#### Exercise prompt:
Images are not part of the copy; write out the rest of the data exactly as given.

#### Data excerpt:
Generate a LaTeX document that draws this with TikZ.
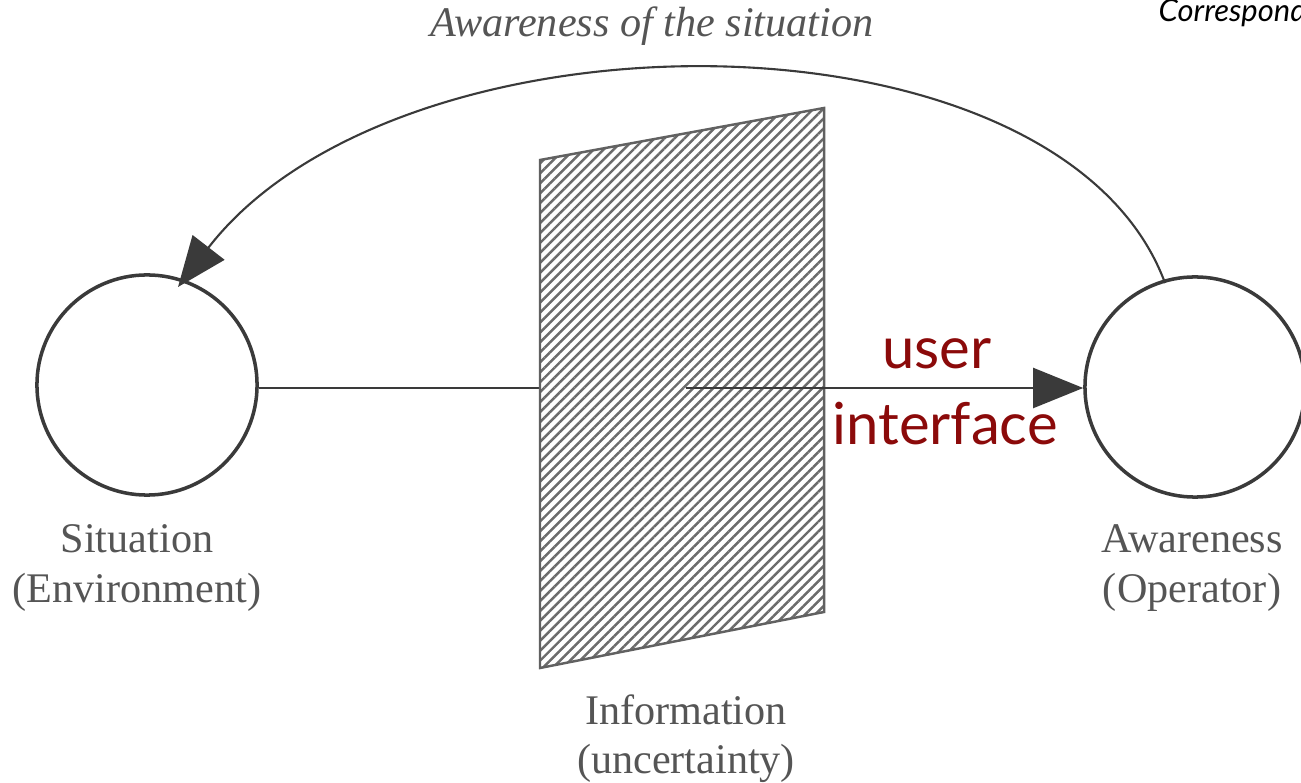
\documentclass[tikz,border=0pt]{standalone}
\usepackage{fontspec}
\setmainfont{Liberation Serif}
\newfontfamily\uifont{Lato}
\usetikzlibrary{arrows.meta,patterns.meta}
\definecolor{scan}{HTML}{555555}
\definecolor{lineg}{HTML}{3A3A3A}
\definecolor{uired}{HTML}{8B0A0A}
\tikzset{
  circ/.style={circle, draw=lineg, line width=1pt, minimum size=2.2cm, inner sep=0pt},
  lbl/.style={text=scan, font=\fontsize{12}{14}\selectfont, align=center, inner sep=0pt},
  conn/.style={draw=lineg, line width=0.6pt},
  bigtip/.style={-{Triangle[length=0.5cm,width=0.4cm,fill=lineg]}}
}
\begin{document}
\begin{tikzpicture}[x=0.01cm,y=-0.01cm]
\useasboundingbox (0,0) rectangle (1301,783);
\clip (0,0) rectangle (1301,783);
% circles
\node[circ] (sit) at (147,385) {};
\node[circ] (awa) at (1195,387) {};
% labels
\node[lbl] (sitl) at (137,568) {Situation\\(Environment)};
\node[lbl] (awal) at (1192,568) {Awareness\\(Operator)};
\node[lbl] (infl) at (686,739) {Information\\(uncertainty)};
\node[lbl, font=\itshape\fontsize{12}{14}\selectfont] (top) at (652,26) {Awareness of the situation};
% panel
\coordinate (p1) at (540,160);
\coordinate (p2) at (824,108);
\coordinate (p3) at (824,612);
\coordinate (p4) at (540,668);
\coordinate (pl) at (540,388);
\coordinate (pm) at (686,388);
\draw[conn] (sit.east |- pl) -- (pl);
\path[fill=white] (p1) -- (p2) -- (p3) -- (p4) -- cycle;
\path[pattern={Lines[angle=45,distance=2pt,line width=0.7pt]}, pattern color=lineg!75] (p1) -- (p2) -- (p3) -- (p4) -- cycle;
\draw[draw=lineg!80, line width=0.7pt] (p1) -- (p2) -- (p3) -- (p4) -- cycle;
\draw[conn, bigtip] (pm) -- (awa.west |- pm);
% feedback arc
\coordinate (arcs) at (1165,283);
\coordinate (arce) at (178,287);
\draw[conn, bigtip] (arcs) .. controls (1060,0) and (400,0) .. (arce);
% user interface
\node[text=uired, font=\uifont\fontsize{16.5}{21.6}\selectfont, align=center, inner sep=0pt] (ui) at (945,392) {user\hspace*{0.16cm}\\interface};
\node[anchor=base west, inner sep=0pt, font=\uifont\itshape\fontsize{8.8}{10}\selectfont] (corr) at (1158,22) {Correspondence};
\end{tikzpicture}
\end{document}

#### Task output:
Generate a LaTeX document that draws this with TikZ.
\documentclass[tikz,border=0pt]{standalone}
\usepackage{fontspec}
\setmainfont{Liberation Serif}
\newfontfamily\uifont{Lato}
\usetikzlibrary{arrows.meta,patterns.meta}
\definecolor{scan}{HTML}{555555}
\definecolor{lineg}{HTML}{3A3A3A}
\definecolor{uired}{HTML}{8B0A0A}
\tikzset{
  circ/.style={circle, draw=lineg, line width=1pt, minimum size=2.2cm, inner sep=0pt},
  lbl/.style={text=scan, font=\fontsize{12}{14}\selectfont, align=center, inner sep=0pt},
  conn/.style={draw=lineg, line width=0.6pt},
  bigtip/.style={-{Triangle[length=0.5cm,width=0.4cm,fill=lineg]}}
}
\begin{document}
\begin{tikzpicture}[x=0.01cm,y=-0.01cm]
\useasboundingbox (0,0) rectangle (1301,783);
\clip (0,0) rectangle (1301,783);
% circles
\node[circ] (sit) at (147,385) {};
\node[circ] (awa) at (1195,387) {};
% labels
\node[lbl] (sitl) at (137,568) {Situation\\(Environment)};
\node[lbl] (awal) at (1192,568) {Awareness\\(Operator)};
\node[lbl] (infl) at (686,739) {Information\\(uncertainty)};
\node[lbl, font=\itshape\fontsize{12}{14}\selectfont] (top) at (652,26) {Awareness of the situation};
% panel
\coordinate (p1) at (540,160);
\coordinate (p2) at (824,108);
\coordinate (p3) at (824,612);
\coordinate (p4) at (540,668);
\coordinate (pl) at (540,388);
\coordinate (pm) at (686,388);
\draw[conn] (sit.east |- pl) -- (pl);
\path[fill=white] (p1) -- (p2) -- (p3) -- (p4) -- cycle;
\path[pattern={Lines[angle=45,distance=2pt,line width=0.7pt]}, pattern color=lineg!75] (p1) -- (p2) -- (p3) -- (p4) -- cycle;
\draw[draw=lineg!80, line width=0.7pt] (p1) -- (p2) -- (p3) -- (p4) -- cycle;
\draw[conn, bigtip] (pm) -- (awa.west |- pm);
% feedback arc
\coordinate (arcs) at (1165,283);
\coordinate (arce) at (178,287);
\draw[conn, bigtip] (arcs) .. controls (1060,0) and (400,0) .. (arce);
% user interface
\node[text=uired, font=\uifont\fontsize{16.5}{21.6}\selectfont, align=center, inner sep=0pt] (ui) at (945,392) {user\hspace*{0.16cm}\\interface};
\node[anchor=base west, inner sep=0pt, font=\uifont\itshape\fontsize{8.8}{10}\selectfont] (corr) at (1158,22) {Correspondence};
\end{tikzpicture}
\end{document}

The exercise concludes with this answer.